Giorgia Meloni, presidente di Fratelli d’Italia: “Voto contro il ddl sul divorzio breve: no al matrimonio usa e getta soprattutto in presenza di figli. I bambini non sono un dettaglio: vanno tutelati sempre”. Per Famiglia Cristiana, in questo modo c’è il rischio di ridurre il matrimonio a “un patto elastico di convivenza che si può sciogliere con estrema facilità”. La senatrice Anna Finocchiaro dice che: “L’approvazione del divorzio breve è un altro passo importante per rendere l’Italia più europea, più giusta e più moderna. Tempi lunghi significavano più conflittualità all’interno delle famiglie con ripercussioni sui minori”. Barbara Pollastrini, del Pd scrive in una nota: “Il divorzio breve è legge dello Stato! Un passo importante nella civiltà del diritto, per il rispetto delle persone e della cultura del Paese”.

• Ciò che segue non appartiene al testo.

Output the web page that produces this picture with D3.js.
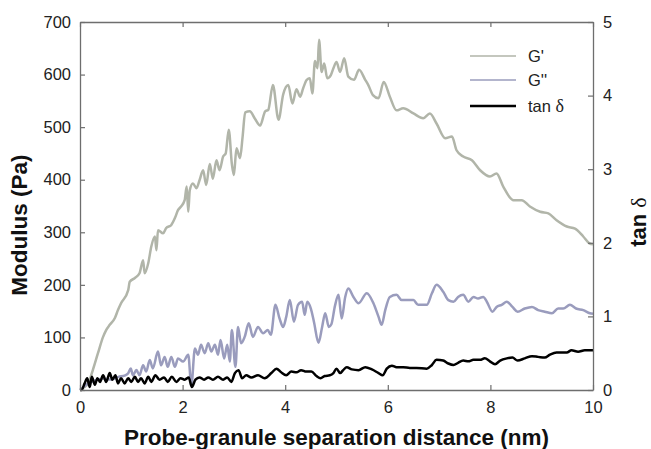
<!DOCTYPE html>
<html><head><meta charset="utf-8">
<script src="https://cdn.jsdelivr.net/npm/d3@7"></script>
<style>body{margin:0;background:#fff}svg{display:block}</style>
</head><body><svg id="c" width="651" height="449"></svg>
<script>
// G' (storage modulus), Pa
const gpX = [0,0.08,0.16,0.25,0.35,0.45,0.51,0.58,0.68,0.74,0.80,0.94,0.97,1.07,1.16,1.23,1.26,1.33,1.39,1.46,1.49,1.52,1.62,1.68,1.78,1.85,1.91,1.97,2.04,2.08,2.11,2.14,2.20,2.27,2.33,2.40,2.46,2.53,2.59,2.66,2.72,2.79,2.84,2.90,2.96,3.00,3.05,3.12,3.17,3.22,3.31,3.41,3.51,3.61,3.67,3.76,3.87,3.96,4.06,4.14,4.22,4.29,4.35,4.42,4.48,4.53,4.58,4.63,4.66,4.71,4.76,4.82,4.89,4.94,5.00,5.07,5.15,5.23,5.34,5.44,5.56,5.62,5.71,5.82,5.92,6.04,6.17,6.30,6.50,6.69,6.82,6.95,7.12,7.25,7.34,7.47,7.64,7.80,7.99,8.12,8.25,8.45,8.61,8.77,8.97,9.13,9.29,9.49,9.65,9.81,9.93,10.0];
const gpY = [0,5,13,38,70,101,114,124,137,152,165,190,206,213,222,247,222,241,273,292,266,304,298,308,314,327,342,349,361,387,339,380,393,384,399,418,390,430,402,437,418,444,450,495,430,409,460,441,482,528,530,516,503,530,533,580,514,562,580,545,572,558,574,590,593,564,626,612,666,605,621,593,599,612,624,605,631,596,590,609,590,580,561,555,586,558,532,536,526,517,526,507,479,482,456,444,437,418,406,412,387,361,361,349,339,336,323,311,307,292,279,277];
// G'' (loss modulus), Pa
const gppX = [0,0.15,0.3,0.45,0.6,0.75,0.88,0.94,0.99,1.03,1.10,1.16,1.23,1.29,1.36,1.42,1.52,1.58,1.65,1.71,1.78,1.85,1.91,2.01,2.11,2.17,2.24,2.30,2.36,2.43,2.50,2.56,2.63,2.69,2.74,2.81,2.87,2.92,2.96,3.03,3.08,3.14,3.21,3.29,3.37,3.47,3.57,3.66,3.72,3.81,3.89,3.96,4.02,4.09,4.17,4.25,4.33,4.38,4.43,4.50,4.56,4.65,4.72,4.78,4.85,4.90,4.97,5.04,5.10,5.17,5.23,5.33,5.43,5.59,5.72,5.82,5.88,5.95,6.04,6.17,6.27,6.40,6.50,6.59,6.76,6.86,6.95,7.08,7.18,7.28,7.37,7.47,7.57,7.67,7.76,7.86,7.93,8.04,8.12,8.22,8.32,8.43,8.53,8.67,8.81,8.93,9.06,9.20,9.32,9.42,9.55,9.67,9.81,9.94,10.0];
const gppY = [0,12,18,22,20,25,28,32,41,28,38,28,47,35,57,41,73,47,63,44,63,44,60,54,67,8,79,67,86,70,89,73,86,67,95,60,86,54,114,44,120,89,101,127,101,120,108,114,105,162,136,120,139,171,130,162,168,143,168,155,130,90,120,146,120,125,160,181,136,177,193,177,165,184,165,139,124,152,177,181,171,171,171,162,162,184,200,187,171,168,177,181,168,177,174,177,168,149,158,162,168,158,149,155,158,152,149,146,155,155,162,155,152,146,145];
// tan delta (right axis)
const tanX = [0,0.03,0.09,0.14,0.19,0.23,0.29,0.34,0.39,0.45,0.51,0.58,0.63,0.69,0.74,0.80,0.87,0.94,1.00,1.07,1.13,1.19,1.26,1.33,1.39,1.47,1.55,1.64,1.71,1.79,1.88,1.96,2.04,2.12,2.18,2.25,2.33,2.42,2.50,2.59,2.69,2.79,2.87,2.95,3.02,3.09,3.16,3.24,3.34,3.47,3.60,3.73,3.83,3.92,4.02,4.12,4.22,4.31,4.41,4.51,4.61,4.69,4.77,4.87,4.94,5.00,5.07,5.13,5.20,5.30,5.43,5.56,5.69,5.82,5.90,5.98,6.08,6.17,6.30,6.43,6.56,6.76,6.86,6.95,7.08,7.18,7.28,7.37,7.47,7.57,7.67,7.80,7.89,7.99,8.09,8.19,8.32,8.43,8.53,8.67,8.81,8.93,9.06,9.16,9.29,9.39,9.49,9.58,9.71,9.84,10.0];
const tanY = [0,0,0.09,0.16,0.04,0.18,0.07,0.16,0.11,0.20,0.11,0.23,0.14,0.20,0.09,0.16,0.09,0.16,0.11,0.18,0.11,0.16,0.09,0.18,0.11,0.20,0.14,0.17,0.11,0.18,0.11,0.16,0.14,0.17,0.04,0.14,0.17,0.14,0.17,0.14,0.18,0.14,0.17,0.11,0.23,0.27,0.16,0.20,0.17,0.20,0.16,0.23,0.29,0.24,0.20,0.25,0.24,0.27,0.25,0.25,0.19,0.16,0.19,0.20,0.23,0.29,0.23,0.27,0.31,0.28,0.27,0.31,0.28,0.23,0.20,0.29,0.33,0.31,0.31,0.30,0.30,0.29,0.34,0.41,0.40,0.36,0.34,0.37,0.40,0.39,0.41,0.41,0.43,0.39,0.35,0.40,0.43,0.44,0.40,0.43,0.46,0.45,0.44,0.48,0.51,0.51,0.51,0.54,0.52,0.54,0.54];

const xTicks = [0,2,4,6,8,10];
const yTicks = [0,100,200,300,400,500,600,700];
const tTicks = [0,1,2,3,4,5];
const seriesNames = ["G'", "G''", "tan δ"];
const seriesColors = ["#b1b5a9", "#9a9cbd", "#000000"];

const L = 80, R = 593, T = 22, B = 390;
const svg = d3.select("#c");
const x = d3.scaleLinear().domain([0,10]).range([L,R]);
const y = d3.scaleLinear().domain([0,700]).range([B,T]);
const yt = d3.scaleLinear().domain([0,5]).range([B,T]);
const font = "'Liberation Sans', Arial, sans-serif";

// lines
const mk = (sc) => d3.line().x(d => x(d[0])).y(d => sc(d[1])).curve(d3.curveMonotoneX);
const series = [
  {xs: gpX, ys: gpY, sc: y, w: 2.5},
  {xs: gppX, ys: gppY, sc: y, w: 2.5},
  {xs: tanX, ys: tanY, sc: yt, w: 2.5}
];
series.forEach((s, i) => {
  svg.append("path").datum(s.xs.map((v, j) => [v, s.ys[j]]))
    .attr("d", mk(s.sc)).attr("fill", "none")
    .attr("stroke", seriesColors[i]).attr("stroke-width", s.w)
    .attr("stroke-linejoin", "round");
});

// axes
const axCol = "#6e6e6e";
function style(g){
  g.select(".domain").attr("stroke", axCol).attr("stroke-width", 1.3);
  g.selectAll(".tick line").attr("stroke", axCol).attr("stroke-width", 1.2);
  g.selectAll("text").attr("fill", "#222").style("font-family", font).style("font-size", "16.5px");
}
svg.append("g").attr("transform", `translate(0,${B})`)
  .call(d3.axisBottom(x).tickValues(xTicks).tickSize(-5).tickPadding(11).tickSizeOuter(0)).call(style);
svg.append("g").attr("transform", `translate(0,${T})`)
  .call(d3.axisTop(x).tickValues(xTicks).tickSize(-5).tickFormat("").tickSizeOuter(0)).call(style);
svg.append("g").attr("transform", `translate(${L},0)`)
  .call(d3.axisLeft(y).tickValues(yTicks).tickSize(-5).tickPadding(9).tickSizeOuter(0)).call(style);
svg.append("g").attr("transform", `translate(${R},0)`)
  .call(d3.axisRight(yt).tickValues(tTicks).tickFormat(d3.format("d")).tickSize(-5).tickPadding(10).tickSizeOuter(0)).call(style);

// titles
svg.append("text").attr("x", (L+R)/2).attr("y", 445).attr("text-anchor", "middle")
  .style("font-family", font).style("font-size", "22.5px").style("font-weight", "bold").attr("fill", "#111")
  .text("Probe-granule separation distance (nm)");
svg.append("text").attr("transform", "translate(27,225) rotate(-90)").attr("text-anchor", "middle")
  .style("font-family", font).style("font-size", "22.5px").style("font-weight", "bold").attr("fill", "#111")
  .text("Modulus (Pa)");
const tt = svg.append("text").attr("transform", "translate(646,222) rotate(-90)").attr("text-anchor", "middle")
  .style("font-family", font).style("font-size", "22px").style("font-weight", "bold").attr("fill", "#111");
tt.append("tspan").text("tan ");
tt.append("tspan").style("font-family", "'Liberation Serif', serif").style("font-weight", "normal").text("δ");

// legend
const legY = [56, 80, 106];
const legW = [1.6, 1.6, 2.6];
seriesNames.forEach((n, i) => {
  svg.append("line").attr("x1", 470).attr("x2", 516).attr("y1", legY[i]).attr("y2", legY[i])
    .attr("stroke", seriesColors[i]).attr("stroke-width", legW[i]);
  const t = svg.append("text").attr("x", 528).attr("y", legY[i] + 6)
    .style("font-family", font).style("font-size", "16.5px").attr("fill", "#222");
  if (i < 2) t.text(n);
  else { t.append("tspan").text("tan "); t.append("tspan").style("font-family", "'Liberation Serif', serif").style("font-size","18px").text("δ"); }
});
</script></body></html>
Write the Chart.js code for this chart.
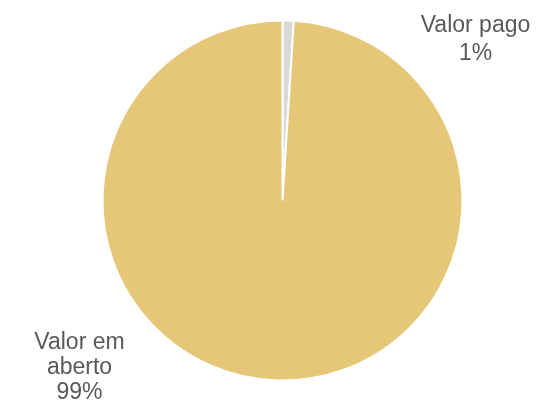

I diritti civili di ciascun attore coinvolto vengono davvero rispettati? In realtà il rischio sembra proprio quello di non riuscire a tutelare gli stessi diritti che al contrario sembrano aver incoraggiato la realizzazione di questa legge.
Infatti, i tre anni necessari per passare dalla separazione al divorzio non servivano solo ad accogliere possibili ritorni di fiamma, ma sostanzialmente permettevano ai genitori e ai figli di modulare le emozioni relative alla separazione. Inoltre permettevano al giudice, nelle separazioni giudiziali e perciò conflittuali, di richiedere una CTU (consulenza tecnica d’ufficio), necessaria per definire con quale genitore e con quali modalità si doveva procedere all’affidamento dei figli tutelando anche il diritto degli stessi a mantenere rapporti sani e soddisfacenti con entrambi i genitori. Ora si rischia di intraprendere una CTU e nel frattempo ritrovarsi ad essere già divorziati! Inoltre questo periodo di tre anni consentiva al coniuge più debole economicamente di mantenere, tramite l’assegno, una somma in suo favore mentre ricostruiva la propria autonomia economica. Questa tutela ora è stata tolta.
Tutto questo in attesa di inserire nel provvedimento la norma che è stata momentaneamente stralciata durante la discussione in senato, che prevedeva il divorzio immediato, cioè senza passare per la separazione.